Directed by Jonathan Caouette, the film explores his life from the age of 11 onward and examines his complex and sometimes contentious relationship with his mentally ill mother. The film begins in 2003, when Caouette learns of his mother's lithium overdose, and traces the roots of their family's often painful history. In so doing, Caouette delivers one of the most meticulous and unvarnished portraits of mental illness ever screened.
Sequences of the film were culled from decades worth of photo albums, home movies, video journals, archived answering machine messages, Hollywood movie clips and pop music samples. Caouette had saved what turned out to be 160 hours of recorded materials spanning more than 20 years. He incorporated a wide range of formats (Super 8, Betamax, Hi-8, VHS and Mini DV) to create a torrent of images that interweave pop culture tidbits with deeply personal moments.
No fancy editing or visual effects technology for Caouette, who cut the film on iMovie, Apple's consumer editing application. Editing was an organic, stream-of-consciousness process for Caouette, who looked randomly through whatever material struck his fancy
. He would then find additional material from the same era as his selected material and edit the imagery into a cohesive segment, output the completed segment to tape, dump the footage from his borrowed Mac and begin work on a new segment. This process continued until Caouette had shaped Tarnation into a two-and-a-half-hour cut that premiered at New York's MIX Film Festival. (Later, with the support of executive producers John Cameron Mitchell and Gus Van Sant and co-editor Brian A. Kates, an 88-minute version of Tarnation screened at the 2004 Sundance Film Festival.)

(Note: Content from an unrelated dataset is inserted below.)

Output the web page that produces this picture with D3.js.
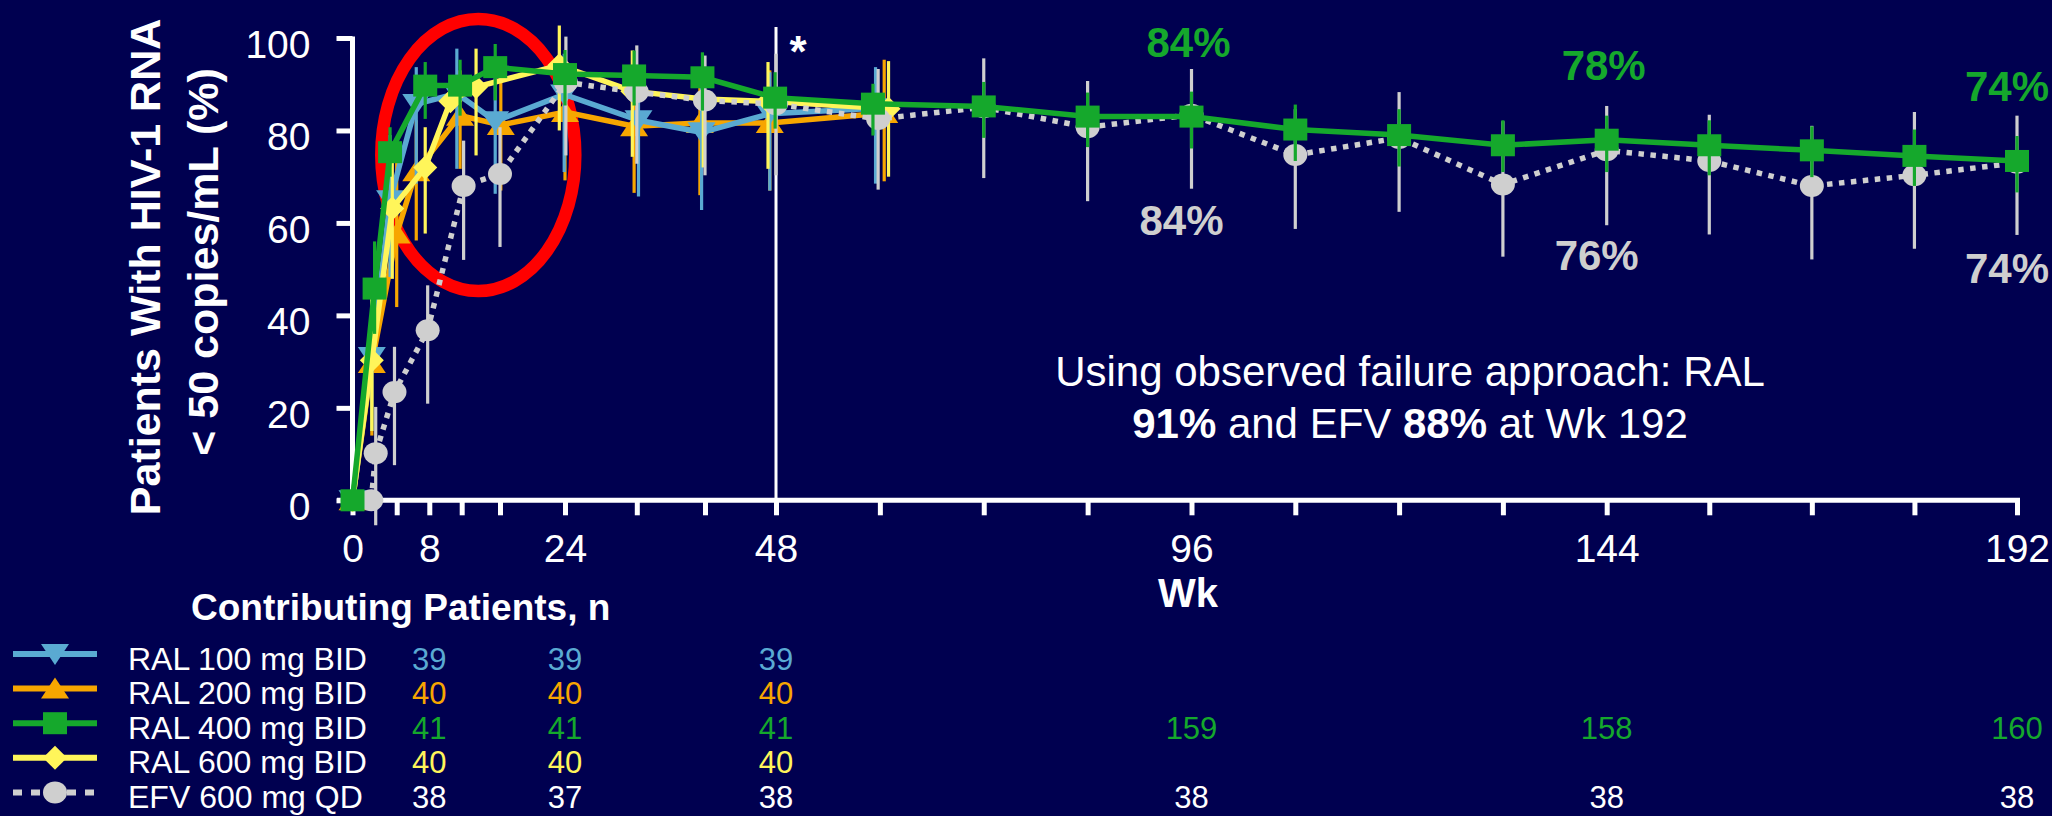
<!DOCTYPE html>
<html>
<head>
<meta charset="utf-8">
<script src="https://cdn.jsdelivr.net/npm/d3@7"></script>
<style>
  html, body { margin: 0; padding: 0; background: #000050; }
  svg { display: block; }
  text { font-family: "Liberation Sans", Arial, Helvetica, sans-serif; }
</style>
</head>
<body>
<svg id="chart" width="2052" height="816"></svg>
<script>
// ---------------- DATA ----------------
// x = study week, pct = % of patients with HIV-1 RNA < 50 copies/mL, lo/hi = error bar ends
const ral100Weeks = [0, 1.75, 3.4, 6.4, 11.4, 15.5, 23.9, 32.2, 39.6, 47.3, 59.5];
const ral100Pct   = [0, 31, 64.9, 85.7, 88, 82, 87.8, 82.2, 79.6, 83.6, 84.8];
const ral100Lo    = [null, 15, 48.3, 68.5, 71.7, 66.3, 71, 65.7, 62.8, 67, 68.5];
const ral100Hi    = [null, 46, 79, 93.7, 97.7, 94.5, 96.6, 94, 93, 92.6, 93.7];

const ral200Weeks = [0, 1.75, 4, 6.4, 11.8, 16.1, 24, 31.7, 39.4, 47.3, 60.5];
const ral200Pct   = [0, 29.7, 57.7, 71.2, 83.2, 81.2, 84.0, 80.9, 81.6, 81.6, 83.8];
const ral200Lo    = [null, 14, 41.8, 56.2, 71.7, 67, 69.2, 66.5, 66, 67, 69];
const ral200Hi    = [null, 45, 73, 82.2, 93, 92, 96, 93, 93, 93, 95.3];

const ral400Weeks = [0, 2, 3.4, 7.5, 11.8, 15.5, 24, 31.7, 39.7, 47.9, 59.2, 72, 84, 96, 108, 120, 132, 144, 156, 168, 180, 192];
const ral400Pct   = [0, 45.8, 75.3, 89.7, 89.7, 93.7, 92.2, 91.9, 91.5, 87.1, 85.8, 85.2, 83.0, 83.0, 80.2, 79.0, 76.8, 78.0, 76.8, 75.7, 74.5, 73.4];
const ral400Lo    = [null, 36, 70, 82.5, 83.2, 86.5, 85.4, 85.4, 84.3, 80.4, 78.9, 78.4, 76.4, 76.1, 73.4, 72.2, 71.0, 71.0, 70.3, 69.9, 68.0, 66.6];
const ral400Hi    = [null, 56, 80.7, 94.8, 95.3, 98.7, 97.4, 97.3, 96.9, 92.6, 90.1, 90.5, 88.2, 88.4, 85.6, 84.6, 82.2, 83.2, 82.2, 80.9, 80.2, 78.8];

const ral600Weeks = [0, 1.75, 3.6, 7.5, 10.6, 13.5, 23.3, 31.5, 39.8, 47.1, 61];
const ral600Pct   = [0, 30.3, 63.1, 72.0, 86.3, 89.4, 94.1, 88.5, 86.8, 86.3, 84.7];
const ral600Lo    = [null, 15, 47.9, 57.7, null, 74.6, 80, 74.3, 72, 71.7, 70];
const ral600Hi    = [null, 46, 77, 80.7, null, 97.7, 102.7, 97.3, 96, 94.8, 95];

const efvWeeks = [1.7, 2.1, 3.8, 7.8, 12.2, 16, 24.1, 32, 40, 48, 59.8, 72, 84, 96, 108, 120, 132, 144, 156, 168, 180, 192];
const efvPct   = [0, 10.2, 23.4, 36.8, 68, 70.6, 90.4, 88.3, 86.5, 85.7, 82.5, 85.0, 80.7, 83.4, 74.7, 78.4, 68.3, 75.7, 73.4, 68, 70.3, 73];
const efvLo    = [null, -5.4, 7.6, 20.9, 52, 54.8, 74.6, 72.8, 70.3, 70.3, 67.2, 69.7, 64.7, 67.4, 58.7, 62.4, 52.7, 59.5, 57.5, 52.1, 54.4, 57.4];
const efvHi    = [null, 20.2, 33.2, 46.5, 77.8, 80.7, 100.3, 98.4, 96.2, 96.6, 93.3, 95.6, 90.7, 93.3, 84.6, 88.3, 82, 85.3, 83.4, 81, 84, 83.2];

// axis ticks
const xTickWeeks    = [0, 4, 8, 12, 16, 24, 32, 40, 48, 60, 72, 84, 96, 108, 120, 132, 144, 156, 168, 180, 192];
const xLabeledWeeks = [0, 8, 24, 48, 96, 144, 192];
const yTickValues   = [0, 20, 40, 60, 80, 100];

// percentage call-outs
const calloutWeeks  = [96, 144, 192];
const ral400Callout = ["84%", "78%", "74%"];
const efvCallout    = ["84%", "76%", "74%"];

// contributing patients table
const nWeeks  = [8, 24, 48, 96, 144, 192];
const nRal100 = [39, 39, 39];
const nRal200 = [40, 40, 40];
const nRal400 = [41, 41, 41, 159, 158, 160];
const nRal600 = [40, 40, 40];
const nEfv    = [38, 37, 38, 38, 38, 38];

const legendNames = ["RAL 100 mg BID", "RAL 200 mg BID", "RAL 400 mg BID", "RAL 600 mg BID", "EFV 600 mg QD"];

// ---------------- STYLE ----------------
const BG = "#000050";
const C = { blue: "#5AAAD2", orange: "#F7A600", green: "#15A82C", yellow: "#FFF55A", gray: "#CFCFCF", red: "#FF0000" };

const W = 2052, H = 816;
const svg = d3.select("#chart");
svg.append("rect").attr("width", W).attr("height", H).attr("fill", BG);

// scales (the slide's week axis is slightly irregular, so it is calibrated on its ticks)
const x = d3.scaleLinear()
  .domain([0, 4, 8, 12, 16, 24, 32, 40, 48, 96, 144, 192])
  .range([352.5, 396.7, 429.3, 461.7, 500, 565, 636.8, 705, 776, 1191.5, 1606.7, 2017]);
const y = d3.scaleLinear().domain([0, 100]).range([500.3, 38]);

function zipSeries(weeks, pct, lo, hi) {
  return weeks.map((w, i) => ({ w, v: pct[i], lo: lo[i], hi: hi[i] }));
}

const series = [
  { key: "ral100", data: zipSeries(ral100Weeks, ral100Pct, ral100Lo, ral100Hi), color: C.blue,   marker: "down",    n: nRal100, nColor: C.blue },
  { key: "ral200", data: zipSeries(ral200Weeks, ral200Pct, ral200Lo, ral200Hi), color: C.orange, marker: "up",      n: nRal200, nColor: C.orange },
  { key: "ral400", data: zipSeries(ral400Weeks, ral400Pct, ral400Lo, ral400Hi), color: C.green,  marker: "square",  n: nRal400, nColor: C.green },
  { key: "ral600", data: zipSeries(ral600Weeks, ral600Pct, ral600Lo, ral600Hi), color: C.yellow, marker: "diamond", n: nRal600, nColor: C.yellow },
  { key: "efv",    data: zipSeries(efvWeeks, efvPct, efvLo, efvHi),             color: C.gray,   marker: "circle",  n: nEfv,    nColor: "#FFFFFF", dotted: true }
];
const drawOrder = ["ral200", "ral100", "ral600", "efv", "ral400"];

function drawMarker(g, type, cx, cy, color) {
  if (type === "square") {
    g.append("rect").attr("x", cx - 12).attr("y", cy - 11).attr("width", 24).attr("height", 22).attr("fill", color);
  } else if (type === "circle") {
    g.append("ellipse").attr("cx", cx).attr("cy", cy).attr("rx", 12).attr("ry", 11).attr("fill", color);
  } else if (type === "down") {
    g.append("path").attr("d", `M${cx - 14},${cy - 10}L${cx + 14},${cy - 10}L${cx},${cy + 11}Z`).attr("fill", color);
  } else if (type === "up") {
    g.append("path").attr("d", `M${cx - 14},${cy + 10}L${cx + 14},${cy + 10}L${cx},${cy - 11}Z`).attr("fill", color);
  } else if (type === "diamond") {
    g.append("path").attr("d", `M${cx},${cy - 12}L${cx + 12},${cy}L${cx},${cy + 12}L${cx - 12},${cy}Z`).attr("fill", color);
  }
}

// ---------------- AXES ----------------
const axisColor = "#FFFFFF";

// week-48 reference line
svg.append("line").attr("x1", x(48)).attr("x2", x(48)).attr("y1", 27).attr("y2", y(0))
  .attr("stroke", axisColor).attr("stroke-width", 3);
svg.append("text").attr("x", x(48) + 22).attr("y", 67).attr("text-anchor", "middle")
  .attr("font-size", 44).attr("font-weight", "bold").attr("fill", "#FFFFFF").text("*");

// x axis
const xAxis = d3.axisBottom(x).tickValues(xTickWeeks).tickSize(15).tickSizeOuter(0).tickPadding(19)
  .tickFormat(d => xLabeledWeeks.includes(d) ? d : "");
const gx = svg.append("g").attr("transform", `translate(0,${y(0)})`).call(xAxis);
gx.select(".domain").remove();
gx.selectAll(".tick line").attr("stroke", axisColor).attr("stroke-width", 5);
gx.selectAll(".tick text").attr("fill", "#FFFFFF").attr("font-size", 39)
  .attr("font-family", '"Liberation Sans", Arial, sans-serif');
svg.append("line").attr("x1", 337).attr("x2", x(192) + 3).attr("y1", y(0)).attr("y2", y(0))
  .attr("stroke", axisColor).attr("stroke-width", 5);

// y axis
const yAxis = d3.axisLeft(y).tickValues(yTickValues).tickSize(16).tickSizeOuter(0).tickPadding(26);
const gy = svg.append("g").attr("transform", `translate(${x(0)},0)`).call(yAxis);
gy.select(".domain").remove();
gy.selectAll(".tick line").attr("stroke", axisColor).attr("stroke-width", 5);
gy.selectAll(".tick text").attr("fill", "#FFFFFF").attr("font-size", 39).attr("dy", "0.5em")
  .attr("font-family", '"Liberation Sans", Arial, sans-serif');
svg.append("line").attr("x1", x(0)).attr("x2", x(0)).attr("y1", y(100) - 1.5).attr("y2", y(0) + 2.5)
  .attr("stroke", axisColor).attr("stroke-width", 5);

// axis titles
svg.append("text").attr("transform", "translate(160,267) rotate(-90)").attr("text-anchor", "middle")
  .attr("font-size", 43).attr("font-weight", "bold").attr("fill", "#FFFFFF").text("Patients With HIV-1 RNA");
svg.append("text").attr("transform", "translate(218,262) rotate(-90)").attr("text-anchor", "middle")
  .attr("font-size", 43).attr("font-weight", "bold").attr("fill", "#FFFFFF").text("< 50 copies/mL (%)");
svg.append("text").attr("x", 1188).attr("y", 607).attr("text-anchor", "middle")
  .attr("font-size", 40).attr("font-weight", "bold").attr("fill", "#FFFFFF").text("Wk");

// red highlight ellipse (behind the data)
svg.append("ellipse").attr("cx", 478.3).attr("cy", 155).attr("rx", 97).attr("ry", 136)
  .attr("fill", "none").attr("stroke", C.red).attr("stroke-width", 12.5);

// ---------------- SERIES ----------------
const line = d3.line().x(d => x(d.w)).y(d => y(d.v));
drawOrder.forEach(k => {
  const s = series.find(d => d.key === k);
  const g = svg.append("g").attr("class", "series-" + k);
  g.append("path").datum(s.data).attr("d", line).attr("fill", "none")
    .attr("stroke", s.color).attr("stroke-width", 5.5)
    .attr("stroke-dasharray", s.dotted ? "5.5,6.5" : null)
    .attr("stroke-linejoin", "miter");
  g.selectAll("line.err").data(s.data.filter(d => d.lo != null && d.hi != null)).enter()
    .append("line").attr("class", "err")
    .attr("x1", d => x(d.w)).attr("x2", d => x(d.w))
    .attr("y1", d => y(d.lo)).attr("y2", d => y(d.hi))
    .attr("stroke", s.color).attr("stroke-width", 3.2);
  s.data.forEach(d => drawMarker(g, s.marker, x(d.w), y(d.v), s.color));
});

// percentage call-outs (kept inside the canvas)
const green = series.find(d => d.key === "ral400").data;
const gray = series.find(d => d.key === "efv").data;
function placeInside(sel) {
  const bb = sel.node().getBBox();
  const over = bb.x + bb.width - (W - 3);
  if (over > 0) sel.attr("x", +sel.attr("x") - over);
}
calloutWeeks.forEach((w, i) => {
  const gp = green.find(d => d.w === w), ep = gray.find(d => d.w === w);
  const t1 = svg.append("text").attr("x", x(w) - 3).attr("y", y(gp.v) - 60).attr("text-anchor", "middle")
    .attr("font-size", 42).attr("font-weight", "bold").attr("fill", C.green).text(ral400Callout[i]);
  placeInside(t1);
  const t2 = svg.append("text").attr("x", x(w) - 10).attr("y", y(ep.v) + 120).attr("text-anchor", "middle")
    .attr("font-size", 42).attr("font-weight", "bold").attr("fill", C.gray).text(efvCallout[i]);
  placeInside(t2);
});

// note
const note = svg.append("g").attr("fill", "#FFFFFF").attr("font-size", 42);
note.append("text").attr("x", 1410).attr("y", 386).attr("text-anchor", "middle")
  .text("Using observed failure approach: RAL");
const l2 = note.append("text").attr("x", 1410).attr("y", 437.5).attr("text-anchor", "middle");
l2.append("tspan").attr("font-weight", "bold").text("91%");
l2.append("tspan").text(" and EFV ");
l2.append("tspan").attr("font-weight", "bold").text("88%");
l2.append("tspan").text(" at Wk 192");

// ---------------- LEGEND / N TABLE ----------------
svg.append("text").attr("x", 191).attr("y", 620).attr("font-size", 37).attr("font-weight", "bold")
  .attr("fill", "#FFFFFF").text("Contributing Patients, n");

series.forEach((s, i) => {
  const ry = 654 + i * 34.6;
  const g = svg.append("g").attr("class", "legend-" + s.key);
  g.append("line").attr("x1", 13).attr("x2", 97).attr("y1", ry).attr("y2", ry)
    .attr("stroke", s.color).attr("stroke-width", 6)
    .attr("stroke-dasharray", s.dotted ? "9,9" : null);
  drawMarker(g, s.marker, 55, ry, s.color);
  g.append("text").attr("x", 128).attr("y", ry + 15.5).attr("font-size", 32).attr("fill", "#FFFFFF")
    .text(legendNames[i]);
  s.n.forEach((n, j) => {
    g.append("text").attr("x", x(nWeeks[j])).attr("y", ry + 15.5).attr("text-anchor", "middle")
      .attr("font-size", 31).attr("fill", s.nColor).text(n);
  });
});
</script>
</body>
</html>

The effects, which look fairly sophisticated for a low-budget film, were also created with iMovie. The film is a whirlwind pastiche of flash frames, zooms, picture-in-picture effects, colorization and filters that Caouette describes as an "expression of depersonalization disorder," which he was diagnosed with as a teenager. "I conceived the film as a new way of looking at documentary, as though it were imitating my thought process, giving the audience the experience of seeing what it was like to be inside my head."
Caouette acknowledges the editing program's limitations. "You don't want to take a project as ambitious as this and cut it on iMovie," he says. He plans to learn Final Cut Pro for his next project. Though he was mum on the details, he revealed that Tarnation will probably have a sequel, "though it'll really be more of an equal," says Caouette.
Regarding his limited resources, Caouette took a philosophical approach that is often expressed by low-budget filmmakers. "In some weird way it was a blessing in disguise. The limitations make you work harder."